Even by the 1930s, efforts to crown a patriarch or matriarch of Flag Day proved dizzying. Shortly before Flag Day 1932, The New Yorker was forced to file a second follow-up (paywall protected) to the initial 1930 Flag Day story referenced above to incorporate Prisk. "Flag Day is a closed issue with us," reads the highbrow tongue-in-cheek closing of the article. "We’ll hang up on you if you phone."
Altheimer himself appeared to have grown tired of garnering distinction for Flag Day. At the age of 84, in what could interpreted as either a flippant dismissal of a reporter or a revelatory moment, Altheimer took exception to the attention he drew before the holiday:
"Quit heaving laurels at me for Flag Day" pouts Ben Altheimer (June 14, 1934)
"It’s about time you stopped giving me credit for it," Benjamin Altheimer, eighty-four, who originated the celebration of Flag Day, said yesterday when: approached for a statement in connection with the annual commemoration which falls due today.
It was Mr. Altheimer who, in 1910, first conceived the idea and at whose suggestion President Woodrow Wilson set aside June 14 as a national holiday in 1916. In 1927 he was awarded the Cross of Honor by the United States Flag Association.
The aged philanthropist will probably spend the day quietly at the Harmonie Club [in New York City], as is his habit.
Nevertheless, the notion that Altheimer played some role in the evolution of Flag Day celebrations has endured. On March 21, 1996, while paying tribute to the Jewish War Veterans of America centennial, House Representative Paul E. Kanjorski (D-PA) said from the congressional floor, "One of its members, Ben Altheimer, was widely recognized for greatly influencing President Woodrow Wilson in designating June 14 as Flag Day."

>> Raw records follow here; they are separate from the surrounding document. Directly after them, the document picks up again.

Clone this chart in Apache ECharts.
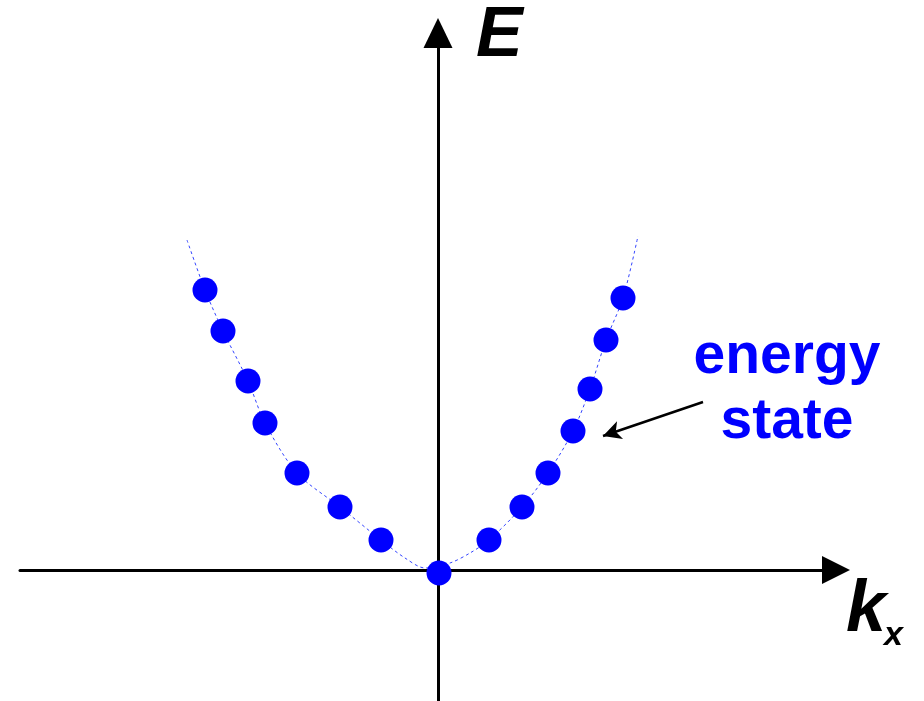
<!DOCTYPE html>
<html>
<head>
<meta charset="utf-8">
<script src="https://cdn.jsdelivr.net/npm/echarts@6/dist/echarts.min.js"></script>
<style>
  html, body { margin: 0; padding: 0; background: #fff; }
  #chart { width: 924px; height: 701px; }
</style>
</head>
<body>
<div id="chart"></div>
<script>
// energy states (k, E)
const stateK = [-23.3, -21.5, -19.0, -17.3, -14.1, -9.8, -5.7, 0.1, 5.1, 8.4, 11.0, 13.5, 15.2, 16.8, 18.5];
const stateE = [28.0, 23.9, 18.9, 14.7, 9.7, 6.3, 3.0, -0.3, 3.0, 6.3, 9.7, 13.9, 18.1, 23.0, 27.2];

// dashed dispersion curve
const curveK = [-25.1, -23.3, -21.5, -19.0, -17.3, -14.1, -9.8, -5.7, -3.3, -1.3, 1.2, 3.2, 5.1, 8.4, 11.0, 13.5, 15.2, 16.8, 18.5, 20.0];
const curveE = [33.0, 28.0, 23.9, 18.9, 14.7, 9.7, 6.3, 3.0, 1.2, 0.2, 0.7, 1.7, 3.0, 6.3, 9.7, 13.9, 18.1, 23.0, 27.2, 33.4];

// annotation arrow, from label to curve
const arrowFrom = [26.5, 16.8];
const arrowTo = [16.5, 13.4];

const chart = echarts.init(document.getElementById('chart'));
const font = '"Liberation Sans", Arial, sans-serif';

const option = {
  animation: false,
  grid: { left: 20, right: 88, top: 33, bottom: 0 },
  xAxis: {
    type: 'value', min: -41.8, max: 39.8,
    axisLine: { onZero: true, symbol: ['none', 'triangle'], symbolSize: [28, 28],
      lineStyle: { color: '#000', width: 3 } },
    axisTick: { show: false }, axisLabel: { show: false }, splitLine: { show: false }
  },
  yAxis: {
    type: 'value', min: -13.1, max: 53.7,
    axisLine: { onZero: true, symbol: ['none', 'triangle'], symbolSize: [29, 30],
      lineStyle: { color: '#000', width: 3 } },
    axisTick: { show: false }, axisLabel: { show: false }, splitLine: { show: false }
  },
  series: [
    {
      type: 'line',
      data: curveK.map((k, i) => [k, curveE[i]]),
      smooth: 0.3,
      showSymbol: false,
      lineStyle: { color: '#3344ff', width: 1, type: [3, 3] },
      z: 1
    },
    {
      type: 'scatter',
      data: stateK.map((k, i) => [k, stateE[i]]),
      symbolSize: 25,
      itemStyle: { color: '#0000ff', opacity: 1 },
      z: 2,
      markLine: {
        silent: true,
        symbol: ['none', 'arrow'],
        symbolSize: [14, 18],
        label: { show: false },
        lineStyle: { color: '#000', width: 2.5, type: 'solid' },
        data: [[{ coord: arrowFrom }, { coord: arrowTo }]]
      }
    }
  ],
  graphic: [
    { type: 'text', style: { text: 'E', x: 476, y: 37, font: 'italic bold 70px ' + font,
        fill: '#000', textVerticalAlign: 'middle' } },
    { type: 'text', style: { text: 'k', x: 846, y: 611, font: 'italic bold 72px ' + font,
        fill: '#000', textVerticalAlign: 'middle' } },
    { type: 'text', style: { text: 'x', x: 884, y: 636, font: 'italic bold 34px ' + font,
        fill: '#000', textVerticalAlign: 'middle' } },
    { type: 'text', style: { text: 'energy', x: 787, y: 357, font: 'bold 57px ' + font,
        fill: '#0000ff', textAlign: 'center', textVerticalAlign: 'middle' } },
    { type: 'text', style: { text: 'state', x: 787, y: 422, font: 'bold 57px ' + font,
        fill: '#0000ff', textAlign: 'center', textVerticalAlign: 'middle' } }
  ]
};

chart.setOption(option);
</script>
</body>
</html>
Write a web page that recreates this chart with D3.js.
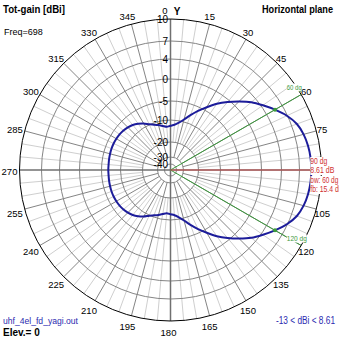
<!DOCTYPE html>
<html>
<head>
<meta charset="utf-8">
<script src="https://cdn.jsdelivr.net/npm/d3@7/dist/d3.min.js"></script>
<style>
  html, body { margin: 0; padding: 0; background: #fff; }
  svg { display: block; }
  text { font-family: "Liberation Sans", Arial, sans-serif; }
</style>
</head>
<body>
<svg id="chart" width="339" height="339"></svg>
<script>
// Azimuth samples (degrees, clockwise from Y axis) and total gain in dBi
const azimuths = d3.range(0, 360, 5);
const gainDbi = [
  -12.6, -12.1, -10.9, -9.4, -7.8, -6.0, -4.2, -2.3, -0.5, 1.2, 2.9, 4.3,
   5.61,  6.9,   7.75,  8.2,  8.45, 8.58, 8.61, 8.58, 8.45, 8.2, 7.75, 6.9,
   5.61,  4.3,   2.9,   1.2, -0.5, -2.3, -4.2, -6.0, -7.8, -9.4, -10.9, -12.1,
  -12.6, -13.0, -12.4, -11.6, -10.8, -9.9, -9.0, -8.3, -7.7, -7.3, -7.0, -6.8,
  -6.7, -6.65, -6.65, -6.7, -6.75, -6.8, -6.79, -6.8, -6.75, -6.7, -6.65, -6.65,
  -6.7, -6.8, -7.0, -7.3, -7.7, -8.3, -9.0, -9.9, -10.8, -11.6, -12.4, -13.0
];
const ringTicks = [10, 7, 4, 0, -5, -10, -20, -30, -40];
const angleTicks = d3.range(0, 360, 15);
const maxGain = 8.61;
const maxDirection = 90;
const halfPowerDirections = [60, 120];
const beamwidth = 60;
const frontToBack = 15.4;
const minGain = -13;
const freqMHz = 698;
const elevation = 0;
const fileName = "uhf_4el_fd_yagi.out";

const W = 339, H = 339;
const cx = 170.5, cy = 170, R = 151;

const svg = d3.select("#chart");
const g = svg.append("g").attr("transform", `translate(${cx},${cy})`);

// Compressed dB radial scale through the labelled rings
const r = d3.scaleLinear()
  .domain([-40, -30, -20, -10, -5, 0, 4, 7, 10])
  .range([6, 13, 28, 50, 69, 91, 111, 129, R])
  .clamp(true);

const rad = d => d * Math.PI / 180;
const px = (a, rr) => rr * Math.sin(rad(a));
const py = (a, rr) => -rr * Math.cos(rad(a));

// Fine 5-degree spokes
g.selectAll("line.fine")
  .data(d3.range(0, 360, 5).filter(a => a % 15 !== 0))
  .join("line")
  .attr("x1", a => px(a, r(-20))).attr("y1", a => py(a, r(-20)))
  .attr("x2", a => px(a, R)).attr("y2", a => py(a, R))
  .attr("stroke", "#cfcfcf").attr("stroke-width", 1);

// 15-degree spokes
g.selectAll("line.major")
  .data(angleTicks.filter(a => a % 90 !== 0))
  .join("line")
  .attr("x1", a => px(a, r(-30))).attr("y1", a => py(a, r(-30)))
  .attr("x2", a => px(a, R)).attr("y2", a => py(a, R))
  .attr("stroke", "#858585").attr("stroke-width", 1);

// dB rings
g.selectAll("circle.ring")
  .data(ringTicks.slice(1))
  .join("circle")
  .attr("r", d => r(d))
  .attr("fill", "none").attr("stroke", "#858585").attr("stroke-width", 1);

// Main axes
g.append("line").attr("x1", 0).attr("y1", -R).attr("x2", 0).attr("y2", R)
  .attr("stroke", "#707070").attr("stroke-width", 1.5);
g.append("line").attr("x1", -R).attr("y1", 0).attr("x2", R).attr("y2", 0)
  .attr("stroke", "#707070").attr("stroke-width", 1.5);

// Outer ring
g.append("circle").attr("r", R).attr("fill", "none")
  .attr("stroke", "#000").attr("stroke-width", 1);

// Azimuth labels
g.selectAll("text.az")
  .data(angleTicks.filter(a => a !== 0))
  .join("text")
  .attr("x", a => px(a, R + 8) - 2)
  .attr("y", a => py(a, R + 8) + 1.5 * (1 - Math.cos(rad(a))))
  .attr("text-anchor", "middle").attr("dominant-baseline", "central")
  .attr("font-size", "9.5px").attr("fill", "#000")
  .text(a => a);
g.append("text").attr("x", -5.5).attr("y", py(0, R + 8) - 0.5)
  .attr("text-anchor", "middle").attr("dominant-baseline", "central")
  .attr("font-size", "9.5px").text("0");
g.append("text").attr("x", 6.5).attr("y", py(0, R + 8))
  .attr("text-anchor", "middle").attr("dominant-baseline", "central")
  .attr("font-size", "10px").attr("font-weight", "bold").text("Y");

// Ring labels along the vertical axis
g.selectAll("text.ring")
  .data(ringTicks)
  .join("text")
  .attr("x", -2.5).attr("y", d => -r(d))
  .attr("text-anchor", "end").attr("dominant-baseline", "central")
  .attr("font-size", "10px").attr("fill", "#000")
  .text(d => d);

// Half-power direction lines
const green = "#3c9a3c";
g.selectAll("line.hp")
  .data(halfPowerDirections)
  .join("line")
  .attr("x1", 0).attr("y1", 0)
  .attr("x2", a => px(a, R)).attr("y2", a => py(a, R))
  .attr("stroke", green).attr("stroke-width", 1);

// Max-gain direction line
g.append("line").attr("x1", 0).attr("y1", 0)
  .attr("x2", px(maxDirection, r(maxGain))).attr("y2", py(maxDirection, r(maxGain)))
  .attr("stroke", "#d05050").attr("stroke-width", 1);

// Radiation pattern
const pattern = azimuths.map((a, i) => ({ a, v: gainDbi[i] }));
const line = d3.lineRadial()
  .angle(d => rad(d.a))
  .radius(d => r(d.v))
  .curve(d3.curveCardinalClosed.tension(0.2));
g.append("path").datum(pattern)
  .attr("d", line)
  .attr("fill", "none").attr("stroke", "#1c1c9a").attr("stroke-width", 2);

// Half-power points
g.selectAll("circle.hp")
  .data(halfPowerDirections)
  .join("circle")
  .attr("cx", a => px(a, r(maxGain - 3))).attr("cy", a => py(a, r(maxGain - 3)))
  .attr("r", 2).attr("fill", green);

// Text with an opaque background
function boxedText(sel, x, y, txt, color, size, len) {
  const t = sel.append("text").attr("x", x).attr("y", y)
    .attr("font-size", size).attr("fill", color).text(txt);
  if (len) t.attr("textLength", len).attr("lengthAdjust", "spacingAndGlyphs");
  const b = t.node().getBBox();
  sel.insert("rect", () => t.node())
    .attr("x", b.x).attr("y", b.y + 1).attr("width", b.width).attr("height", b.height - 1)
    .attr("fill", "#fff");
  return t;
}

halfPowerDirections.forEach((a, i) => {
  boxedText(g, px(a, R) - 14.5, py(a, R) - 5, `${a} dg`, green, "8px", [15, 20][i]);
});

const red = "#d03030";
const lx = px(maxDirection, r(maxGain)) - 1;
[`${maxDirection} dg`, `${maxGain} dB`, `bw: ${beamwidth} dg`, `fb: ${frontToBack} dB`]
  .forEach((s, i) => boxedText(g, lx, [-6, 3, 13, 22][i], s, red, "9px", [17, 24, 28, 33][i]));

// Titles and footers
svg.append("text").attr("x", 3).attr("y", 13)
  .attr("font-size", "11px").attr("font-weight", "bold")
  .attr("textLength", 62).attr("lengthAdjust", "spacingAndGlyphs")
  .text("Tot-gain [dBi]");
svg.append("text").attr("x", 262).attr("y", 13)
  .attr("font-size", "11px").attr("font-weight", "bold")
  .attr("textLength", 71).attr("lengthAdjust", "spacingAndGlyphs")
  .text("Horizontal plane");
svg.append("text").attr("x", 4).attr("y", 35)
  .attr("font-size", "9px").text(`Freq=${freqMHz}`);
svg.append("text").attr("x", 3).attr("y", 324)
  .attr("font-size", "9.5px").attr("fill", "#2b2bb0")
  .attr("textLength", 75).attr("lengthAdjust", "spacingAndGlyphs")
  .text(fileName);
svg.append("text").attr("x", 3).attr("y", 336)
  .attr("font-size", "10px").attr("font-weight", "bold").text(`Elev.= ${elevation}`);
svg.append("text").attr("x", 276).attr("y", 324)
  .attr("font-size", "10px").attr("fill", "#2b2bb0")
  .attr("textLength", 59).attr("lengthAdjust", "spacingAndGlyphs")
  .text(`${minGain} < dBi < ${maxGain}`);
</script>
</body>
</html>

Even if Altheimer’s legacy were to remain unchallenged from a factual standpoint, June 14 flag-waving continues to cede ground to a decades-long waning of national interest. Harmon was unsuccessful in his attempt to lobby for a nationally recognized celebration in front of the Capitol this year to commemorate the 150th anniversary of the first public Flag Day celebration. Part of the confusion may stem from discrepancies between reference books; Harmon found that World Book encyclopedia listed 1877 as the first public celebration, while Britannica has another date. Albeit disappointed, he remains determined to try again next year. If successful, 2012 would still bear numerical significance as the 150th anniversary of Flag Day being recognized by the Connecticut State legislature, and exactly 40 years since the last national parade in D.C. that took place in 1972.
In the meantime, those looking for a Flag Day celebration in the nation’s capital are welcome to join Harmon today at noon for a public gathering at the Capitol — or they could watch from home to gauge whether his back-up plan worked. "I sent press releases to fire department chiefs from New York to San Francisco to parade down Main Street," said Harmon. "They became the de facto guardians of the flag after 9/11," referencing the flags that fly atop fire engines.
Asked about the significance of Flag Day, Harmon stated with confident brevity, "It’s the umbrella under which everything operates." After a long pause, he elaborated. "The flag symbolizes everything about America; the idea of a melting pot — people coming from all parts of the world and one of the first things they see is the flag. It’s the symbol of America, basically."